» The task
Among the lines of data below, reproduce only those from the one with "Give me the Altair source for this chart." through the one with "BOXH = 31 / k", exactly as they stand, both ends included.

» Material shown
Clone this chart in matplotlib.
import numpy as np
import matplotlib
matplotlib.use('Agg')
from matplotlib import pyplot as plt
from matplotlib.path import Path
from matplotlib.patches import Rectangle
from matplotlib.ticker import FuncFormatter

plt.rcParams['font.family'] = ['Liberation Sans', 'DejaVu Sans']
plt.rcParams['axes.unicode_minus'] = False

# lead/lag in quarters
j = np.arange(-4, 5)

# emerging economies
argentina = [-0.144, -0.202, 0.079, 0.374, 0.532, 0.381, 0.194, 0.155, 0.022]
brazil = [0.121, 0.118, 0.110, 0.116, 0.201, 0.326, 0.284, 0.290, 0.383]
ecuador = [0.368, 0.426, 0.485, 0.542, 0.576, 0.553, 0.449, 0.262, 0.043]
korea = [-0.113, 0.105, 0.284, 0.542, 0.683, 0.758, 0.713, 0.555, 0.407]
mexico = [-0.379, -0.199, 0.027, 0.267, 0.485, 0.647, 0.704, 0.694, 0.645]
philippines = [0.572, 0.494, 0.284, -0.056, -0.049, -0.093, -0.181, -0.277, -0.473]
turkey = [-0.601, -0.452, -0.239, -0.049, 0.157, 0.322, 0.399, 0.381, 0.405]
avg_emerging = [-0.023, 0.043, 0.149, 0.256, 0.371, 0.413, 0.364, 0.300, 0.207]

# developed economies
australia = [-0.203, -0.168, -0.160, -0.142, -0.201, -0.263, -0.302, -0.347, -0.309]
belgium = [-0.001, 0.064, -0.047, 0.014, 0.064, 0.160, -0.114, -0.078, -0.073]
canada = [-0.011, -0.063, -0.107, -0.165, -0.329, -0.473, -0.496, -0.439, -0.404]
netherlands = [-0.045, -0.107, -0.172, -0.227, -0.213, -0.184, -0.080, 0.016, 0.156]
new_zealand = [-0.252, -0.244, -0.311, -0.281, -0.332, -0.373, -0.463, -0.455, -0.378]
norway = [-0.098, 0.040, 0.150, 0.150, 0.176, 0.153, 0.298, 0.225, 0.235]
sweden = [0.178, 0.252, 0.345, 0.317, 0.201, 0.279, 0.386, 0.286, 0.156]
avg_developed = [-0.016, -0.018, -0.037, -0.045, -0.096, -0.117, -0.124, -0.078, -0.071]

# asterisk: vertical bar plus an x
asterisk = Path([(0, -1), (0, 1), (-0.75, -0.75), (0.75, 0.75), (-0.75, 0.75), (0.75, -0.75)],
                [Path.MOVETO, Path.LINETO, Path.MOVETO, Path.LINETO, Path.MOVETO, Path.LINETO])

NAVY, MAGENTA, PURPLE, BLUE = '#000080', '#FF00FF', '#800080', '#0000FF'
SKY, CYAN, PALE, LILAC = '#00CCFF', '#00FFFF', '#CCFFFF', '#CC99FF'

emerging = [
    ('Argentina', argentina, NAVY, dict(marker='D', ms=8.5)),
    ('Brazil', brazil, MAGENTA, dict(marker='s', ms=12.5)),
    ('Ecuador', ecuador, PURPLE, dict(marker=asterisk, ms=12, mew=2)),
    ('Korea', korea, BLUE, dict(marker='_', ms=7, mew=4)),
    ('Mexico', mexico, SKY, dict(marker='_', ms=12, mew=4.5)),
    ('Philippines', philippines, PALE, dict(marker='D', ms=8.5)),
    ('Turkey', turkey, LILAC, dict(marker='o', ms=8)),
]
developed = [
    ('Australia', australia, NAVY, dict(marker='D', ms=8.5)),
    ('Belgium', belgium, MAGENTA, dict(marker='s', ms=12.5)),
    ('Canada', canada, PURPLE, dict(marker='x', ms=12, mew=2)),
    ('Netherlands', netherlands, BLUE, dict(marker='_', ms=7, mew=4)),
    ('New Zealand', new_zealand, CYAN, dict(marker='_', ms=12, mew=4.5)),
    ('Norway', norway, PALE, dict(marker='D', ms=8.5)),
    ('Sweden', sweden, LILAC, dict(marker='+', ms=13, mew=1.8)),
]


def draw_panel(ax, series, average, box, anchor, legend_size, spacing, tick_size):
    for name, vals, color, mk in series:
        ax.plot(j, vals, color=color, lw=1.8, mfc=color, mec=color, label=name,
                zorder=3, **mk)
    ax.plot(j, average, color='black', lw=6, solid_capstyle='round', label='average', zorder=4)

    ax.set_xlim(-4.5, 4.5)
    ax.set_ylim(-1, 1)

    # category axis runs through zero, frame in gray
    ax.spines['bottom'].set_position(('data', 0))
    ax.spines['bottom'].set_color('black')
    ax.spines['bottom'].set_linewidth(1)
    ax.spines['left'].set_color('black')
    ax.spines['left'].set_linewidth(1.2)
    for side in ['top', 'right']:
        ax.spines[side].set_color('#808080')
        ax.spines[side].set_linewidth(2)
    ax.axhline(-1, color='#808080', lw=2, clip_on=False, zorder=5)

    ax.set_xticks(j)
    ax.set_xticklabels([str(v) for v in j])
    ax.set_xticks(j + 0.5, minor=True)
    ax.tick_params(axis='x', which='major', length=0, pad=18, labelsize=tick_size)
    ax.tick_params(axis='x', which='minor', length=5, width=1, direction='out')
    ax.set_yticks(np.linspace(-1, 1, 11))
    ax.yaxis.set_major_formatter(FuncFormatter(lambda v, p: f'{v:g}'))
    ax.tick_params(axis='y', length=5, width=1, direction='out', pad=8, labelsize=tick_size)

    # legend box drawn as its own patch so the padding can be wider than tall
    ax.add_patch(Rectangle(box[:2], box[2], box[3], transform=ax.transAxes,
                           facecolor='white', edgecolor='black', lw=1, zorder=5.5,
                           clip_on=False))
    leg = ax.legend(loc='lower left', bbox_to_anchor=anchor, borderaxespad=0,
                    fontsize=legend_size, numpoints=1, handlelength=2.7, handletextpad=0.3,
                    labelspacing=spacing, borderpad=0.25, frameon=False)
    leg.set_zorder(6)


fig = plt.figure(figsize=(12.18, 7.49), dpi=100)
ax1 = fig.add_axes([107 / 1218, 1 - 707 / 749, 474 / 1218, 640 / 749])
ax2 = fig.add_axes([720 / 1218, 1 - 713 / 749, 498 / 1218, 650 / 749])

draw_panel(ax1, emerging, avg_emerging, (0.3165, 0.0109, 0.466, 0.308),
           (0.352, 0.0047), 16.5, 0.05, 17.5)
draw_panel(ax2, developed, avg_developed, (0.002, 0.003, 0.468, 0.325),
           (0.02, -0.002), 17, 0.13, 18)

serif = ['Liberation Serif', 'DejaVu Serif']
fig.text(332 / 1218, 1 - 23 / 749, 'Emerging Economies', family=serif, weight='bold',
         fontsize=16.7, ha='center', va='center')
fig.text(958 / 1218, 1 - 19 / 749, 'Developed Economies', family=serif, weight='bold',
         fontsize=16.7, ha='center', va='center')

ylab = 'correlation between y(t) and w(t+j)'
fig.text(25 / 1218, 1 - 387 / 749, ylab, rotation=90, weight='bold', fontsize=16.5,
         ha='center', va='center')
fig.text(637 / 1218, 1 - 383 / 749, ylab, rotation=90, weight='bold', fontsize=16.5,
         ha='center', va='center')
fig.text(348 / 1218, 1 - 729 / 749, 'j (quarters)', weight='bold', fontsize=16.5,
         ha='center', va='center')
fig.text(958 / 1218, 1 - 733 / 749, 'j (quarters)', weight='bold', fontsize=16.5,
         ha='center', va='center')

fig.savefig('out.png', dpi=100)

--

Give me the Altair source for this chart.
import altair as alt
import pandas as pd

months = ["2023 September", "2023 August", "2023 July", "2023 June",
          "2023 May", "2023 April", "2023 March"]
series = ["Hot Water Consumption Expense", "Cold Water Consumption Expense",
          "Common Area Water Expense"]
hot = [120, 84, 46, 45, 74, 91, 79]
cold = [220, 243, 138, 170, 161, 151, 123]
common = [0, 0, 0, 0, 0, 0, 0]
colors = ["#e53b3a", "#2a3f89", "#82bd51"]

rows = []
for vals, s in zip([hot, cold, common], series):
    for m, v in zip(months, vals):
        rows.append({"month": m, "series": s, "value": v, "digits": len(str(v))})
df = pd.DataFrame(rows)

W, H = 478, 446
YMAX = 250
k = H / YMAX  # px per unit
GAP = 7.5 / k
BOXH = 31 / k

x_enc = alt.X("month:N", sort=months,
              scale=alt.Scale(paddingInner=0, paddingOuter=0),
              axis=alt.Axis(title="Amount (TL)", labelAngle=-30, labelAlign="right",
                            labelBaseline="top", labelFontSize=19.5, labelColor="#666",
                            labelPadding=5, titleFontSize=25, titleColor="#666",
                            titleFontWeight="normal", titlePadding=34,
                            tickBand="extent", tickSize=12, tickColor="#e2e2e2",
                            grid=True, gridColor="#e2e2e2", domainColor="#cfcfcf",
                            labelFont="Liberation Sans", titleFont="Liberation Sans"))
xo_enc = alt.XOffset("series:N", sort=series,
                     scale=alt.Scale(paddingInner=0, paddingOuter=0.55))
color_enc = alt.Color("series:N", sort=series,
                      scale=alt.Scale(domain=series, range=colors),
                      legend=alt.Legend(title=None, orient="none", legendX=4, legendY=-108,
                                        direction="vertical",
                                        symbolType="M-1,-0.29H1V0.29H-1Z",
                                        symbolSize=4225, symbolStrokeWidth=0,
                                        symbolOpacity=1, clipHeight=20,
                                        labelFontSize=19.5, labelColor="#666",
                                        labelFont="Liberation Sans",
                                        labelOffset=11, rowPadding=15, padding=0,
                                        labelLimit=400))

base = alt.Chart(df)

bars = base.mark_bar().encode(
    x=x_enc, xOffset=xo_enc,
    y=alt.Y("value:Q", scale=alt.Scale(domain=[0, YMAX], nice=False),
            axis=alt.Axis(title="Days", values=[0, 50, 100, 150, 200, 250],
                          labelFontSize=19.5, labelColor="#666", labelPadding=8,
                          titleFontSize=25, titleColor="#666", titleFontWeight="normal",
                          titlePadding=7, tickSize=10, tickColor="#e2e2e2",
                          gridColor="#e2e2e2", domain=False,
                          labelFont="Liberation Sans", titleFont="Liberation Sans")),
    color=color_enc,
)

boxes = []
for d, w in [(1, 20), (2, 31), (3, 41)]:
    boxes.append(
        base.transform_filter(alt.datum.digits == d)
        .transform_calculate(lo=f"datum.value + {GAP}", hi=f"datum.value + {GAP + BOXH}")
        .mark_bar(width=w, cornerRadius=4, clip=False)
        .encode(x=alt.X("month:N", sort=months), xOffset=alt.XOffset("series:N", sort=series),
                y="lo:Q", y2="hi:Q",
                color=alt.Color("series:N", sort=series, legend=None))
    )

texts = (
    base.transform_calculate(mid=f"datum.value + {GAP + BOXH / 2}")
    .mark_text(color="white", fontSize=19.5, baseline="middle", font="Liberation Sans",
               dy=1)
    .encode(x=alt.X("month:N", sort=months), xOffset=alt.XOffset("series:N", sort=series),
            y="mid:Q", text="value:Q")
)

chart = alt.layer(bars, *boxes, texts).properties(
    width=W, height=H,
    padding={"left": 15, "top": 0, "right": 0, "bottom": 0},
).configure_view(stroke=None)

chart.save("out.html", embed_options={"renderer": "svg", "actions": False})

...

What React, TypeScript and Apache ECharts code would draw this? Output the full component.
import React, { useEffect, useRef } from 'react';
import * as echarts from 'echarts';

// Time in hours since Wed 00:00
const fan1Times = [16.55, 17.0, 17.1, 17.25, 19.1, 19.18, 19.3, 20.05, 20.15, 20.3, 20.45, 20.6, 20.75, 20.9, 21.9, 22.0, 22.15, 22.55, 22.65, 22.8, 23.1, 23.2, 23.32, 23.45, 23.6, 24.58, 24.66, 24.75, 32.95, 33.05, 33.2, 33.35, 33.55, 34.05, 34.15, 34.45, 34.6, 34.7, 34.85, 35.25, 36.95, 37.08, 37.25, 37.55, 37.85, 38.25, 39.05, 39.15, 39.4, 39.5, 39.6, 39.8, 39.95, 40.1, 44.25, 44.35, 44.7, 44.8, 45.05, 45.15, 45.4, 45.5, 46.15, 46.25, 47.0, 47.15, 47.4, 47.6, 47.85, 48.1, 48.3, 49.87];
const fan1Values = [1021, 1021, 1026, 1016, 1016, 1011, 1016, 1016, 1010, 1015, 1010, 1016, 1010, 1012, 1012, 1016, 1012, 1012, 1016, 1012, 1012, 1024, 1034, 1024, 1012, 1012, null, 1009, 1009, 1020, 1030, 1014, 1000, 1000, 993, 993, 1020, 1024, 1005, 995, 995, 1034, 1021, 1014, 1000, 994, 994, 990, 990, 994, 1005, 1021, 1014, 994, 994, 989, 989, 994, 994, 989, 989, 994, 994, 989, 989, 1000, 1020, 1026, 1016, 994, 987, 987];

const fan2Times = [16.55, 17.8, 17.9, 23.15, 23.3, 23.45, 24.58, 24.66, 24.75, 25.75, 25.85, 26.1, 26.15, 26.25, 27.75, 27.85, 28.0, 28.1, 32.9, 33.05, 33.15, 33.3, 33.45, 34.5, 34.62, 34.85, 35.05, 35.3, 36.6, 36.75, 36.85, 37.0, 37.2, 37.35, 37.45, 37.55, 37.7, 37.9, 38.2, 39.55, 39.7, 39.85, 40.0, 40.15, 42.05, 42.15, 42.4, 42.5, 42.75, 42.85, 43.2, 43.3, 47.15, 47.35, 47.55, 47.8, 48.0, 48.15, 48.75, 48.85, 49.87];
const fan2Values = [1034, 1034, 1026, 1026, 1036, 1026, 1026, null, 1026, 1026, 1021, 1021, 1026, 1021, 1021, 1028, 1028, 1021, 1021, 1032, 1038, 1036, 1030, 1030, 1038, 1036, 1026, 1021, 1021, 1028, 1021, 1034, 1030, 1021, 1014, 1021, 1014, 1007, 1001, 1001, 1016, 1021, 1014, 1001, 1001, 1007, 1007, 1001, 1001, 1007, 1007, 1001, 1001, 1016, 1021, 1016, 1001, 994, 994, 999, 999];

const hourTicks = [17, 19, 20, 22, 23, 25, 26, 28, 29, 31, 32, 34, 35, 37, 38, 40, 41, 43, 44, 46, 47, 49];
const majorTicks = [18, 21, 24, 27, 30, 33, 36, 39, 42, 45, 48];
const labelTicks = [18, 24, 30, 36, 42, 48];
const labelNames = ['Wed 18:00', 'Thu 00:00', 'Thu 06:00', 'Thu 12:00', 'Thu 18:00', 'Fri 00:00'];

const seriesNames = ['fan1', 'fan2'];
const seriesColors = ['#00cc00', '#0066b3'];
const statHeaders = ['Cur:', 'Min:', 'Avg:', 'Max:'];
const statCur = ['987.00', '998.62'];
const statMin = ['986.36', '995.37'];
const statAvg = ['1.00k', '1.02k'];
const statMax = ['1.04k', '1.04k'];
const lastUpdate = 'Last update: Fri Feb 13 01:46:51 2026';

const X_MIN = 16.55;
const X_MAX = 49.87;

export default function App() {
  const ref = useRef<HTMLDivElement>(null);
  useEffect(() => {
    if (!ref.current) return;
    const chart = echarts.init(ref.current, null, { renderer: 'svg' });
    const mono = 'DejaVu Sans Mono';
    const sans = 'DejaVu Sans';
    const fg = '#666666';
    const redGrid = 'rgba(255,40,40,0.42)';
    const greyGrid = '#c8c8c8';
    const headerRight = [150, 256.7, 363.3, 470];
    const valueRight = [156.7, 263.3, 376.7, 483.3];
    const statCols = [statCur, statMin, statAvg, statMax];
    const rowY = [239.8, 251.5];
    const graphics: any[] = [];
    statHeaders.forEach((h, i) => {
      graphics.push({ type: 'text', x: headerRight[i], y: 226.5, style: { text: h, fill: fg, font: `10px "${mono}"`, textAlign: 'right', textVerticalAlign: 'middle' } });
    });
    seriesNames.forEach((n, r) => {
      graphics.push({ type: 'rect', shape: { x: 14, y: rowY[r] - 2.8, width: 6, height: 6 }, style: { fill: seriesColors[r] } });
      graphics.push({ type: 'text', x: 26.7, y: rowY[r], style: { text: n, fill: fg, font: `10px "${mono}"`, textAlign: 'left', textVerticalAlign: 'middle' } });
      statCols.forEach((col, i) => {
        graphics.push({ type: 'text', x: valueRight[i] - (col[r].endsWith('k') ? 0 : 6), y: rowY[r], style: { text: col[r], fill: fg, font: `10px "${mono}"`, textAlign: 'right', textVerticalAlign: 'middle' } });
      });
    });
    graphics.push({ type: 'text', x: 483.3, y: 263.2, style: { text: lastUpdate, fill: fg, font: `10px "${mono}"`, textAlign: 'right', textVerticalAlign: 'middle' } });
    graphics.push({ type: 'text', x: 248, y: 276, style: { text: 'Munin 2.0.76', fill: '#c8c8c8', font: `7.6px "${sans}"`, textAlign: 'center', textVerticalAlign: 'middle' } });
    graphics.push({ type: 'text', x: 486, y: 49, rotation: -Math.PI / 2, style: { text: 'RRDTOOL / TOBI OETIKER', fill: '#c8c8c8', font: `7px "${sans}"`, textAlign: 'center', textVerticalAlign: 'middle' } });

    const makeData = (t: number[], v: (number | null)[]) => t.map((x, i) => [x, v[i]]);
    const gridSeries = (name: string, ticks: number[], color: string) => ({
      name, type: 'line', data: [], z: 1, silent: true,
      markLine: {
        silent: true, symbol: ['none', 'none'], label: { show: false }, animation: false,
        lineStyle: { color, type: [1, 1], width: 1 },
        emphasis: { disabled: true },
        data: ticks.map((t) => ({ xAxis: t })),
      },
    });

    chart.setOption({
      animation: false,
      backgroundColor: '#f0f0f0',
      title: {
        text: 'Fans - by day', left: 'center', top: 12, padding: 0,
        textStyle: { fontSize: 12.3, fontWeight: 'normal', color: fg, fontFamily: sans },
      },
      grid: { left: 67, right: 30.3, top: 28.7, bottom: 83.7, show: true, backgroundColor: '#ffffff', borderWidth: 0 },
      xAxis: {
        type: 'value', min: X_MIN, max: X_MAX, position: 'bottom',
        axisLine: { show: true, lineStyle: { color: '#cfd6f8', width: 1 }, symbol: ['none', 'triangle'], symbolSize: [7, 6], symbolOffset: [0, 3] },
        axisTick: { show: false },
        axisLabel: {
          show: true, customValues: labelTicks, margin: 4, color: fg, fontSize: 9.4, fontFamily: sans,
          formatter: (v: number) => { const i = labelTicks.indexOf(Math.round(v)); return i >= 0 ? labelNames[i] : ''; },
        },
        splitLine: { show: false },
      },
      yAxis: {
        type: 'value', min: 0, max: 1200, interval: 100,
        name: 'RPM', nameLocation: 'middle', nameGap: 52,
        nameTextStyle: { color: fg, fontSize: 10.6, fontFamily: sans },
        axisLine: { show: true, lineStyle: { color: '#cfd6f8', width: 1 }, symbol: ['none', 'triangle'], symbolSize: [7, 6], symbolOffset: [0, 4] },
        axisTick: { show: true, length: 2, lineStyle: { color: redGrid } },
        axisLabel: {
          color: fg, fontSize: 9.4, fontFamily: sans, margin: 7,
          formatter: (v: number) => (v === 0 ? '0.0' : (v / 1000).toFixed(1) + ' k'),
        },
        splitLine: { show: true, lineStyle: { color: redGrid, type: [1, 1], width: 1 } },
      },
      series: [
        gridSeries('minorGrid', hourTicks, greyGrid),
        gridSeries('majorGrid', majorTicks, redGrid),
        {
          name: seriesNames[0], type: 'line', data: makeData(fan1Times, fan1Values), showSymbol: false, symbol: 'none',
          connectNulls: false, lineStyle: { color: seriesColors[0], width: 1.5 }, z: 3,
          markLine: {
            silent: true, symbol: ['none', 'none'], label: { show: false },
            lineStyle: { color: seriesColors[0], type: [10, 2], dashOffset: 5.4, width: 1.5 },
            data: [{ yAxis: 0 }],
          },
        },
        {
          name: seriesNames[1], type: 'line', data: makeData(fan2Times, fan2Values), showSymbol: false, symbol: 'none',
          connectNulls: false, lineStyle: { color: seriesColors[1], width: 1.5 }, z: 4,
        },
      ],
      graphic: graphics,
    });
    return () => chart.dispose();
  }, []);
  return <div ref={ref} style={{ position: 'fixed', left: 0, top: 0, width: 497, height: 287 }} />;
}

» Solution to this problem
Give me the Altair source for this chart.
import altair as alt
import pandas as pd

months = ["2023 September", "2023 August", "2023 July", "2023 June",
          "2023 May", "2023 April", "2023 March"]
series = ["Hot Water Consumption Expense", "Cold Water Consumption Expense",
          "Common Area Water Expense"]
hot = [120, 84, 46, 45, 74, 91, 79]
cold = [220, 243, 138, 170, 161, 151, 123]
common = [0, 0, 0, 0, 0, 0, 0]
colors = ["#e53b3a", "#2a3f89", "#82bd51"]

rows = []
for vals, s in zip([hot, cold, common], series):
    for m, v in zip(months, vals):
        rows.append({"month": m, "series": s, "value": v, "digits": len(str(v))})
df = pd.DataFrame(rows)

W, H = 478, 446
YMAX = 250
k = H / YMAX  # px per unit
GAP = 7.5 / k
BOXH = 31 / k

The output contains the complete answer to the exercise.